#### Data supplied
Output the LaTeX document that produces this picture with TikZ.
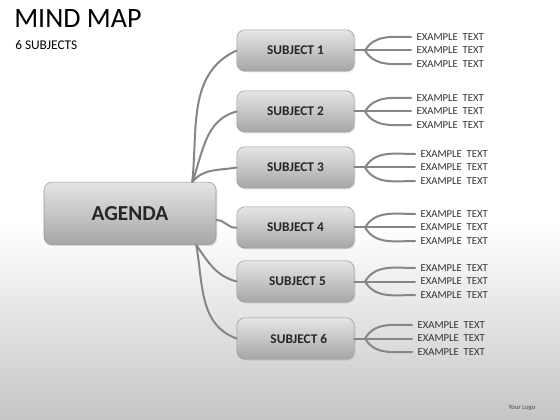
\documentclass[tikz,border=0pt]{standalone}
\usepackage{fontspec}
\setmainfont{Carlito}
\usetikzlibrary{shadows}
\begin{document}
\begin{tikzpicture}[x=0.75pt,y=-0.75pt,line cap=round]
	\tikzstyle{box}=[draw=gray!80,rounded corners=6pt,top color=gray!20,bottom color=gray!70,text=black!85,font=\bfseries,drop shadow={opacity=0.2,shadow xshift=1pt,shadow yshift=-1pt}];
	\tikzstyle{link}=[draw=gray!95,line width=1.5pt];
	\tikzstyle{leaf}=[anchor=west,inner sep=4pt,text=black!80,font=\fontsize{8}{9.5}\selectfont];

	% background
	\useasboundingbox (0,0) rectangle (560,420);
	\fill[white] (0,0) rectangle (560,225);
	\shade[top color=white,bottom color=gray!45] (0,225) rectangle (560,420);

	\node[anchor=north west,inner sep=0pt,font=\fontsize{21}{24}\selectfont] (title) at (14,9) {MIND MAP};
	\node[anchor=north west,inner sep=0pt,font=\fontsize{10}{12}\selectfont] (sub) at (15,40) {6 SUBJECTS};
	\node[inner sep=0pt,text=black!70,font=\fontsize{5}{6}\selectfont] (logo) at (522,408) {Your Logo};

	\node[box,minimum width=129pt,minimum height=47pt,font=\bfseries\fontsize{16}{18}\selectfont] (agenda) at (130,213.5) {AGENDA};

	% subjects with their branches
	\foreach \s/\y/\tx/\dx in {1/50.5/416/0,2/111.5/416/0,3/167.5/420/0,4/227.5/420/0,5/281.5/420/3,6/338.5/417/5}{
		\node[box,minimum width=88pt,minimum height=31pt,font=\bfseries\fontsize{10}{12}\selectfont] (s\s) at (295.5,\y) {\hspace*{\dx pt}SUBJECT \s};
		\coordinate (b\s) at ([xshift=8pt]s\s.east);
		\node[leaf] (t\s-1) at (\tx-5,\y-13.5) {EXAMPLE\ \ TEXT};
		\node[leaf] (t\s-2) at (\tx-5,\y) {EXAMPLE\ \ TEXT};
		\node[leaf] (t\s-3) at (\tx-5,\y+13.5) {EXAMPLE\ \ TEXT};
		\draw[link] (s\s.east) -- (b\s);
		\draw[link] (b\s) to[out=60,in=180] (t\s-1.west);
		\draw[link] (b\s) -- (t\s-2.west);
		\draw[link] (b\s) to[out=-60,in=180] (t\s-3.west);
	}

	\coordinate (atop) at ([xshift=-18pt]agenda.north east);
	\coordinate (aright) at ([yshift=-5pt]agenda.east);
	\coordinate (abot) at ([xshift=-15pt]agenda.south east);
	\draw[link] (atop) to[out=84,in=205] (s1.west);
	\draw[link] (atop) to[out=70,in=195] (s2.west);
	\draw[link] (atop) to[out=50,in=190] (s3.west);
	\draw[link] (aright) to[out=5,in=190] (s4.west);
	\draw[link] (abot) to[out=-55,in=165] (s5.west);
	\draw[link] (abot) to[out=-80,in=160] (s6.west);
\end{tikzpicture}
\end{document}
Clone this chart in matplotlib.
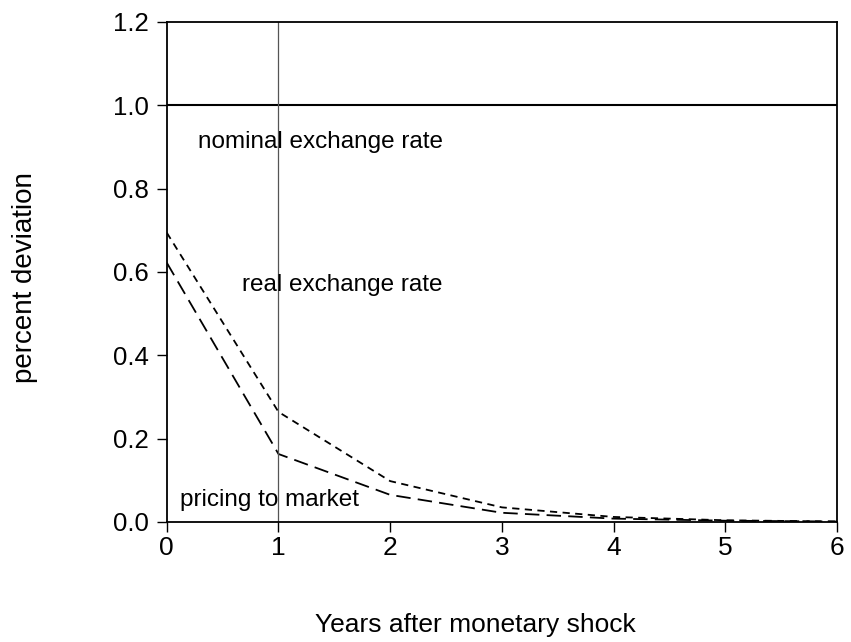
import matplotlib
matplotlib.use("Agg")
import matplotlib.pyplot as plt
import numpy as np

plt.rcParams['font.family'] = ['Liberation Sans', 'DejaVu Sans']

years = [0, 1, 2, 3, 4, 5, 6]
nominal = [1.0, 1.0, 1.0, 1.0, 1.0, 1.0, 1.0]
real_rate = [0.694, 0.264, 0.098, 0.035, 0.012, 0.004, 0.001]
pricing = [0.622, 0.163, 0.065, 0.022, 0.008, 0.003, 0.001]

fig = plt.figure(figsize=(8.51, 6.42), dpi=100)
ax = fig.add_axes([0.196, 0.187, 0.7875, 0.779])

ax.plot(years, nominal, color='black', lw=1.5)
ax.plot(years, real_rate, color='black', lw=1.3, dashes=(4, 3))
ax.plot(years, pricing, color='black', lw=1.3, dashes=(8, 4))
ax.axvline(1, color='#555555', lw=0.9)

ax.text(0.279, 0.912, 'nominal exchange rate', fontsize=17.5, va='center')
ax.text(0.67, 0.569, 'real exchange rate', fontsize=17.5, va='center')
ax.text(0.116, 0.053, 'pricing to market', fontsize=17.5, va='center')

ax.set_xlim(0, 6)
ax.set_ylim(0, 1.2)
ax.set_xticks(range(7))
ax.set_yticks([0.0, 0.2, 0.4, 0.6, 0.8, 1.0, 1.2])
ax.set_yticklabels(['0.0', '0.2', '0.4', '0.6', '0.8', '1.0', '1.2'])
ax.tick_params(direction='out', length=7, width=1)
ax.tick_params(axis='y', labelsize=18.5, pad=6)
ax.tick_params(axis='x', labelsize=19, pad=3)
for s in ax.spines.values():
    s.set_linewidth(1.3)

ax.set_xlabel('Years after monetary shock', fontsize=19, va='center')
ax.set_ylabel('percent deviation', fontsize=20, va='center')
ax.xaxis.set_label_coords(0.461, -0.206)
ax.yaxis.set_label_coords(-0.212, 0.488)

fig.savefig('out.png', dpi=100)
########
Given exercise:
Reproduce only the lines from the beginning of the data through the line that contains "(agenda) at (130,213.5)", both included, and please drop the pictures.

Response below:
Output the LaTeX document that produces this picture with TikZ.
\documentclass[tikz,border=0pt]{standalone}
\usepackage{fontspec}
\setmainfont{Carlito}
\usetikzlibrary{shadows}
\begin{document}
\begin{tikzpicture}[x=0.75pt,y=-0.75pt,line cap=round]
	\tikzstyle{box}=[draw=gray!80,rounded corners=6pt,top color=gray!20,bottom color=gray!70,text=black!85,font=\bfseries,drop shadow={opacity=0.2,shadow xshift=1pt,shadow yshift=-1pt}];
	\tikzstyle{link}=[draw=gray!95,line width=1.5pt];
	\tikzstyle{leaf}=[anchor=west,inner sep=4pt,text=black!80,font=\fontsize{8}{9.5}\selectfont];

	% background
	\useasboundingbox (0,0) rectangle (560,420);
	\fill[white] (0,0) rectangle (560,225);
	\shade[top color=white,bottom color=gray!45] (0,225) rectangle (560,420);

	\node[anchor=north west,inner sep=0pt,font=\fontsize{21}{24}\selectfont] (title) at (14,9) {MIND MAP};
	\node[anchor=north west,inner sep=0pt,font=\fontsize{10}{12}\selectfont] (sub) at (15,40) {6 SUBJECTS};
	\node[inner sep=0pt,text=black!70,font=\fontsize{5}{6}\selectfont] (logo) at (522,408) {Your Logo};

	\node[box,minimum width=129pt,minimum height=47pt,font=\bfseries\fontsize{16}{18}\selectfont] (agenda) at (130,213.5) {AGENDA};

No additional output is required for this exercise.